The main focus of the CiTA project are the technical applications. And, because we are living in the 21st century, computers play an increasingly important role in those applications.

Specifically in the rural areas of a country like Zambia it is important that secondary school students - and in fact also primary school pupils - get in touch with technology and systems that stimulate their analytic thinking and technical creativity. The reason is that in their young years these boys and girls had little access to toys that help them to develop in this direction. And because 'learning' means to a large extend 'get interested in' it is important that secondary school students - and in due course primary school pupils - get in touch with technical applications and computers in an encouraging way.

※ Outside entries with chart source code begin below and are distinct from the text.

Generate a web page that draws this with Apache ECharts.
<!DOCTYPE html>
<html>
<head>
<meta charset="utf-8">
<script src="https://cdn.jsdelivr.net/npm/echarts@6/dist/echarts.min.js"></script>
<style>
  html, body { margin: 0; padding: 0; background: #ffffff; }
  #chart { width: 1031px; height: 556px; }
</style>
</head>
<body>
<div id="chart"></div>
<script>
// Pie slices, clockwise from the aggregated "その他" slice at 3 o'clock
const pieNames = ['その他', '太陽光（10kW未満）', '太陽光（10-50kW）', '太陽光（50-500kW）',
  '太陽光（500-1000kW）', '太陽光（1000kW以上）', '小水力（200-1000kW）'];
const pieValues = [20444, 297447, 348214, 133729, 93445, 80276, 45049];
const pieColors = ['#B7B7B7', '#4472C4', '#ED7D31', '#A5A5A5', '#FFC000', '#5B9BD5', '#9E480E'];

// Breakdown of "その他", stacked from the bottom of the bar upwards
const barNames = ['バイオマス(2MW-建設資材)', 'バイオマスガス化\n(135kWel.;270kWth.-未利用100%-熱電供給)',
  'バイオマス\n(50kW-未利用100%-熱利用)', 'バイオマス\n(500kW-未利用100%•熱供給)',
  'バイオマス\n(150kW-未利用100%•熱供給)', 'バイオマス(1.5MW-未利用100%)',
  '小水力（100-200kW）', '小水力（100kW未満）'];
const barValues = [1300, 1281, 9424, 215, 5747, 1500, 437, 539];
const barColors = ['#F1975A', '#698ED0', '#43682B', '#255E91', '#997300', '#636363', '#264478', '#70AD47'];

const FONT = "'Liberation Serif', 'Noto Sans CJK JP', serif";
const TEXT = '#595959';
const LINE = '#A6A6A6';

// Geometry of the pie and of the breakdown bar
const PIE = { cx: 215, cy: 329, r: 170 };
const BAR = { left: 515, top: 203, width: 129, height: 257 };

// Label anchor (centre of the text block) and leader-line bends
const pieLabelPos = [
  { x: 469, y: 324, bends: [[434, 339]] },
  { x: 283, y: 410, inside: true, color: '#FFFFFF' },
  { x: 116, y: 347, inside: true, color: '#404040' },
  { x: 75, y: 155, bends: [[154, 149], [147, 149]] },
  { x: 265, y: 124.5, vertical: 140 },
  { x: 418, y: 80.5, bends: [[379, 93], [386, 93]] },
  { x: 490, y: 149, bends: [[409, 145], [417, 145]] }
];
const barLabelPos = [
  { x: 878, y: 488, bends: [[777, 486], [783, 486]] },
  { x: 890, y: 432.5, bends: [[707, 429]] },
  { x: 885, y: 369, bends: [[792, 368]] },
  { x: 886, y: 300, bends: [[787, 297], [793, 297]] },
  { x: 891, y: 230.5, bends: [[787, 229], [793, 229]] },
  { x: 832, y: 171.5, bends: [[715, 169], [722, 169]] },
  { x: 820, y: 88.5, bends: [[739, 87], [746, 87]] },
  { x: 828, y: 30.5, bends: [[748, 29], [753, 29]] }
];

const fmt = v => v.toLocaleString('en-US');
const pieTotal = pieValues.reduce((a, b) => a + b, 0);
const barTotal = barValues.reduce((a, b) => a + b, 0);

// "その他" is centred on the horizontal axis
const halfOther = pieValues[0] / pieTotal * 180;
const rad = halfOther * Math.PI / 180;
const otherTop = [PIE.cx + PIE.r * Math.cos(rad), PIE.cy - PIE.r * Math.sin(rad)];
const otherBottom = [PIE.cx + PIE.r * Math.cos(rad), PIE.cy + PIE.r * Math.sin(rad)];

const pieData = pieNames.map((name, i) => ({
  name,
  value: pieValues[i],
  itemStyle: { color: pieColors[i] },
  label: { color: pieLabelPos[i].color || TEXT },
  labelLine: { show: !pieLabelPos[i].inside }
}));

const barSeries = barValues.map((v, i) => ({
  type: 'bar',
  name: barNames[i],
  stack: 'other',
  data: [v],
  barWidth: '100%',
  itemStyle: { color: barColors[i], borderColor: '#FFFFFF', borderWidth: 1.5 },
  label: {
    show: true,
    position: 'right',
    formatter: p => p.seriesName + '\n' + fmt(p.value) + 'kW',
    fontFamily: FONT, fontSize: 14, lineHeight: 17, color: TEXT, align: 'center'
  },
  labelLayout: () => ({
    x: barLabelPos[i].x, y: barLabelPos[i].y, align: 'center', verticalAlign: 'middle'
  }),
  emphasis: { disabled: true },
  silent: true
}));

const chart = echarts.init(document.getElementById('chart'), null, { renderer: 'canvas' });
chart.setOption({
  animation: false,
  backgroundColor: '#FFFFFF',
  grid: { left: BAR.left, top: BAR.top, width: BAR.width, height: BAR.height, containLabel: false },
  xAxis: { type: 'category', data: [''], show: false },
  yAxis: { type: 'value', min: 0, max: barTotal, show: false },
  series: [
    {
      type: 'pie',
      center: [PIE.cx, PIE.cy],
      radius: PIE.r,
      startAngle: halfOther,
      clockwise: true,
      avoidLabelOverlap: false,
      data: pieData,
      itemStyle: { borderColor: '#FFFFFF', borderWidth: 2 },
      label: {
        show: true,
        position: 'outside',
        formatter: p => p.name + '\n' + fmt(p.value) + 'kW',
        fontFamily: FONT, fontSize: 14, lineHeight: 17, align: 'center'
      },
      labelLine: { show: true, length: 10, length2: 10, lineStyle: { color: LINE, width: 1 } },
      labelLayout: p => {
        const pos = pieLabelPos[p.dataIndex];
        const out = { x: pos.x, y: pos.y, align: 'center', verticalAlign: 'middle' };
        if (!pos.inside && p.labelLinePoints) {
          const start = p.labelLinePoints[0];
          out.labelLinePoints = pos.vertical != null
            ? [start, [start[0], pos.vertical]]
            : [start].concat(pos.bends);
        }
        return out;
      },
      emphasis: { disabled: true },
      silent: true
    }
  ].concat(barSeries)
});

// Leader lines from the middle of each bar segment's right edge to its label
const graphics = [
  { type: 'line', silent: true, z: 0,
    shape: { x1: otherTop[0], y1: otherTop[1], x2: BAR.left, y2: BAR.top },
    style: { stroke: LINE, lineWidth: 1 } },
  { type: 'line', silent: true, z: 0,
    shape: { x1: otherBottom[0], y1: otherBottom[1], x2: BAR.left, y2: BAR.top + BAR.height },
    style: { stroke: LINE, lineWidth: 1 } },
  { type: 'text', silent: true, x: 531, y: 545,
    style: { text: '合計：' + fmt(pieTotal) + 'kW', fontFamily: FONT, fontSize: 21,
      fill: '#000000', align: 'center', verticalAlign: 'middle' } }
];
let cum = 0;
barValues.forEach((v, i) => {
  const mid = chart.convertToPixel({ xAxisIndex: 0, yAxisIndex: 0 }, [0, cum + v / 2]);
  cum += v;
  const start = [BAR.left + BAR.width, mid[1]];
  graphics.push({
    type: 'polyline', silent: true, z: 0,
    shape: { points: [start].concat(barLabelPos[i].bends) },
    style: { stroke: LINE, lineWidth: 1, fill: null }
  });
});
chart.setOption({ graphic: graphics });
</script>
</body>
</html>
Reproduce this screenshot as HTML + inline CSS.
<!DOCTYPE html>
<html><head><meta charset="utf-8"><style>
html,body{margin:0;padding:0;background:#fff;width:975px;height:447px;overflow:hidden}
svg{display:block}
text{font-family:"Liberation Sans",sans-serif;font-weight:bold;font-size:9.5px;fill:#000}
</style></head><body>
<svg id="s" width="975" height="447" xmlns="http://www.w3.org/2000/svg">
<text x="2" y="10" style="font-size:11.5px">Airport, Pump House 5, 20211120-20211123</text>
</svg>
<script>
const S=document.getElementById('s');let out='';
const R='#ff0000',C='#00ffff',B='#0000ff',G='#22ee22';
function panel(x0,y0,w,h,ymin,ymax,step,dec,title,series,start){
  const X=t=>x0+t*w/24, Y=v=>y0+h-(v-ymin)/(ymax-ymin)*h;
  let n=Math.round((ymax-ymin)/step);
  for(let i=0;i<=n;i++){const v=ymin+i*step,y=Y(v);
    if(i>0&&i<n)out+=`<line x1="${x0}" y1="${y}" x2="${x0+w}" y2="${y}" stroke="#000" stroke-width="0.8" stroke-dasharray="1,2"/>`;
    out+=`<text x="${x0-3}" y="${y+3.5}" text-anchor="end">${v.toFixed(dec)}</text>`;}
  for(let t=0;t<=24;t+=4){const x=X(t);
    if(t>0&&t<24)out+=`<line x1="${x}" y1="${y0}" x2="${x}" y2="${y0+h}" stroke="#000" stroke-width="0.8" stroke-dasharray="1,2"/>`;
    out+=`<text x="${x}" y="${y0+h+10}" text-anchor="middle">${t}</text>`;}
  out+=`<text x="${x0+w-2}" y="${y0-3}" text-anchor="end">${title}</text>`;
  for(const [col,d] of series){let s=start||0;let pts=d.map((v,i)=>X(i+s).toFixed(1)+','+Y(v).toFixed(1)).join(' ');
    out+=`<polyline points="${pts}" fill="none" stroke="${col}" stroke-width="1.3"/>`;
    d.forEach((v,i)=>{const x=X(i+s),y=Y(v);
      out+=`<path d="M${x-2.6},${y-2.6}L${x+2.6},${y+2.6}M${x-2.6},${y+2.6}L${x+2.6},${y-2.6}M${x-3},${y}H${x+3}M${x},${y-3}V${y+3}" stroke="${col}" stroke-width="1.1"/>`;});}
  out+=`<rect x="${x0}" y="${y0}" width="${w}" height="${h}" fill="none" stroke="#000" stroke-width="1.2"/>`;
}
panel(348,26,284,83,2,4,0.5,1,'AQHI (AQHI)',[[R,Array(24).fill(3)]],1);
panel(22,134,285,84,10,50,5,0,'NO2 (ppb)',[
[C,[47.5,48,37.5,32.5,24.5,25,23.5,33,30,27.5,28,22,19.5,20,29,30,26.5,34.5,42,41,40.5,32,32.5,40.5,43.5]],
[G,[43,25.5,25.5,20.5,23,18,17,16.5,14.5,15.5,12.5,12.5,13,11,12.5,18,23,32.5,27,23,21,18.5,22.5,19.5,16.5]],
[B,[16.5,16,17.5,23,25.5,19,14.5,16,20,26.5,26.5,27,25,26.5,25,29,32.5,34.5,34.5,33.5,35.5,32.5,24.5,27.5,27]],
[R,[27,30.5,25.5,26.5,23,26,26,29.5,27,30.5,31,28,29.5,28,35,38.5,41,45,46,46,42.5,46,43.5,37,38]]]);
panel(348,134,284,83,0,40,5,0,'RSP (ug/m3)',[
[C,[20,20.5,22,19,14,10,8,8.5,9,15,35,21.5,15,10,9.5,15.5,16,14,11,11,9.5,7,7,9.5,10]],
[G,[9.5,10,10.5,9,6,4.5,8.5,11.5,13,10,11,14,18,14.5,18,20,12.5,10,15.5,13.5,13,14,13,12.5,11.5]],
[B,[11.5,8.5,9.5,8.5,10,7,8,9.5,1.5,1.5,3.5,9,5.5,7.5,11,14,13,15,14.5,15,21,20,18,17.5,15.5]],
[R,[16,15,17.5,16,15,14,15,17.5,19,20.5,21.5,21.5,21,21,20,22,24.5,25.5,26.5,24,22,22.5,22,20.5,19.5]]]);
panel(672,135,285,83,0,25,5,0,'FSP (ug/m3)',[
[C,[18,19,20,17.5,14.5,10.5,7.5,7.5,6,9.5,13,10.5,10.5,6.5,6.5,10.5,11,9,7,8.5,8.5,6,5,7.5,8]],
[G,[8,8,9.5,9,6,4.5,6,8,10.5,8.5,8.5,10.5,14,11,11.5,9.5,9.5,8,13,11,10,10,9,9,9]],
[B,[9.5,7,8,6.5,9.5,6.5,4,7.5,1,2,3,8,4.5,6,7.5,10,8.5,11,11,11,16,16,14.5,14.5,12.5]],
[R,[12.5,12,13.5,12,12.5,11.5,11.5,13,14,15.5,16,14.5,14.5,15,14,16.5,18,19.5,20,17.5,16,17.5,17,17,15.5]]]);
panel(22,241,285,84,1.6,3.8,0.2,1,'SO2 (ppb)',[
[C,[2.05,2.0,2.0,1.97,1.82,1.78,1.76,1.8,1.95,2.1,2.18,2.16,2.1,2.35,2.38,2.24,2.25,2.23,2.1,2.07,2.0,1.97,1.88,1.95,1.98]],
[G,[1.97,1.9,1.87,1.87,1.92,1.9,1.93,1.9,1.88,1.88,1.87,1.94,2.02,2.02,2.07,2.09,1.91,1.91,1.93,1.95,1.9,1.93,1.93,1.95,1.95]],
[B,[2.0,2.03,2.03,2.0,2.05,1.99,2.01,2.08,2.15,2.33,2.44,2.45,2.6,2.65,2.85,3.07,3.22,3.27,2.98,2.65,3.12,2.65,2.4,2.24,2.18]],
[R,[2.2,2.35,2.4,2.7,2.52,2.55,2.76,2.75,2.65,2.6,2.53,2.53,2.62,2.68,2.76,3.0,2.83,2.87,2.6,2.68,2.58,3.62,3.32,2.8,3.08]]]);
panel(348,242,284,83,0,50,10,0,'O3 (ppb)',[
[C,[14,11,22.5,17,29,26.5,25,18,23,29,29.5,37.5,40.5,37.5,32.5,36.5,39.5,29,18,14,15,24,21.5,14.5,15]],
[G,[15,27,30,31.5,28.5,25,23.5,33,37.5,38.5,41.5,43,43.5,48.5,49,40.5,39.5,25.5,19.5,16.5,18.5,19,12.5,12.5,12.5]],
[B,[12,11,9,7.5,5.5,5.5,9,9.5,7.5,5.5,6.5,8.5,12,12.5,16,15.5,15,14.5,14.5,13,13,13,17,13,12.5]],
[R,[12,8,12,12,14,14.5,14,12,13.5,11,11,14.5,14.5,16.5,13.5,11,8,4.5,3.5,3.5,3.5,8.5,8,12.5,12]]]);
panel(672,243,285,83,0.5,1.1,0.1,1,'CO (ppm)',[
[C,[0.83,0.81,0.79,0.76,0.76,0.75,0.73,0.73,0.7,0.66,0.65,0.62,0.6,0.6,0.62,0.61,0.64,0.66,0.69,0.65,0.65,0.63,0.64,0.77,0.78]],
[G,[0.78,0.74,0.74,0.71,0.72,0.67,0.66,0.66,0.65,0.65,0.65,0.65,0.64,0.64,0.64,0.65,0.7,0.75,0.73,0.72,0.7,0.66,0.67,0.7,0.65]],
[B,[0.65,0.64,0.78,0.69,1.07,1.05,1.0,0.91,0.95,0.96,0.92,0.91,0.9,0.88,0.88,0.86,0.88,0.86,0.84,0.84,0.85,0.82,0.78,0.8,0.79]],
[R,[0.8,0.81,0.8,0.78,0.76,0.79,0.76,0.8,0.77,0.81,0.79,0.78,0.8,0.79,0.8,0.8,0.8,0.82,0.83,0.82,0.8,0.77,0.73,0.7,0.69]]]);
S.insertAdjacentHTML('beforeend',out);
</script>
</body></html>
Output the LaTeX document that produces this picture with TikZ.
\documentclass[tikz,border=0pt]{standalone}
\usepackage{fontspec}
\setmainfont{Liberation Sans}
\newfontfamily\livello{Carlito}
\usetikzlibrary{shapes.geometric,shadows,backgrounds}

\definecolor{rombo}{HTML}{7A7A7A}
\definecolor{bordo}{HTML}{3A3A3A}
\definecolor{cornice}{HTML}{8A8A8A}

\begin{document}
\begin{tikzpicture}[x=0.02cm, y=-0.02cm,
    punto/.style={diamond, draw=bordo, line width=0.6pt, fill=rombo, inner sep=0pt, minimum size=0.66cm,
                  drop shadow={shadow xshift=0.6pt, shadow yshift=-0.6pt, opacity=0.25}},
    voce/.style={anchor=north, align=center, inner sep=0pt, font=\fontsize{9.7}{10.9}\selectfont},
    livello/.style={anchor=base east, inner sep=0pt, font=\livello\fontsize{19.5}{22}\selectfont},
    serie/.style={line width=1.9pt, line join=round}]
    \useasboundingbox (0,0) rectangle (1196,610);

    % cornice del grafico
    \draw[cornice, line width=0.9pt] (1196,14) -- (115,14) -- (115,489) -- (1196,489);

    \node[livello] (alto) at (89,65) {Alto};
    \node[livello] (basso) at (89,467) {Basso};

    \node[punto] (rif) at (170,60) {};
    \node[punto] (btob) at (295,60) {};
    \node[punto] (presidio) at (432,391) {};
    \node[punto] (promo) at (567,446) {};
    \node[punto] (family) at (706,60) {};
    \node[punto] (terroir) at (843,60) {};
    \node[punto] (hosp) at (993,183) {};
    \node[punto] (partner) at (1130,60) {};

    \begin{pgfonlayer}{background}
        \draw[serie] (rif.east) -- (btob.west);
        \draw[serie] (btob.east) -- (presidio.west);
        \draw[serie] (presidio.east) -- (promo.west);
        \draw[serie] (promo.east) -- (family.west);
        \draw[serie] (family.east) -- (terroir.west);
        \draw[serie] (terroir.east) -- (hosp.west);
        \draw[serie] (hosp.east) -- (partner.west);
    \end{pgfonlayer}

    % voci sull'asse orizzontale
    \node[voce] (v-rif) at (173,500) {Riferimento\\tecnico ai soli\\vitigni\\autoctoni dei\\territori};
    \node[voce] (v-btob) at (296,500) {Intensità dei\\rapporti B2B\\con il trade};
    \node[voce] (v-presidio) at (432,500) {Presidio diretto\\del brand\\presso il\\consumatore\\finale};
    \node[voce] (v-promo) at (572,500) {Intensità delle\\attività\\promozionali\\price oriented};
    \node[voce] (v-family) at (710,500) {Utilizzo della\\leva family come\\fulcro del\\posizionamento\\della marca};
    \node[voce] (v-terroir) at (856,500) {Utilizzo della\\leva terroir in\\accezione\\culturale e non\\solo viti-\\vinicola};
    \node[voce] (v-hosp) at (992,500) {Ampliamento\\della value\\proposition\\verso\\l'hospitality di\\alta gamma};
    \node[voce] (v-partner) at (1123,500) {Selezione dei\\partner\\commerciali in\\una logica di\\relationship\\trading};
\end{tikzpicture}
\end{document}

The question as to whether the described area is important to all students or mainly to those that will later continue their education in science or engineering, has not been answered yet with a 'yes' by everyone. Many subjects are important and teaching time is limited.

A good option would be to offer the course as an optional subject. Not only because the subject might not be equally important to all students, but also because it requires large investments in equipment and training of teachers. However, the present secondary school structure hardly allows for optional subjects. On the other hand Zambia has a well developed club structure and embedding the named activities in a club is a good alternative.

The 'Junior Engineering Technician and Scientist' (JETS) has - as the name indicates - as objective to make its members get in touch with technical applications. These clubs have, however, no structural financing and possibilities to attract guest lecturers. With this in mind SOZ foundation has started the CiTA project whereby support is given to JETS clubs in the form of equipment, learning material, training of teachers and remote support.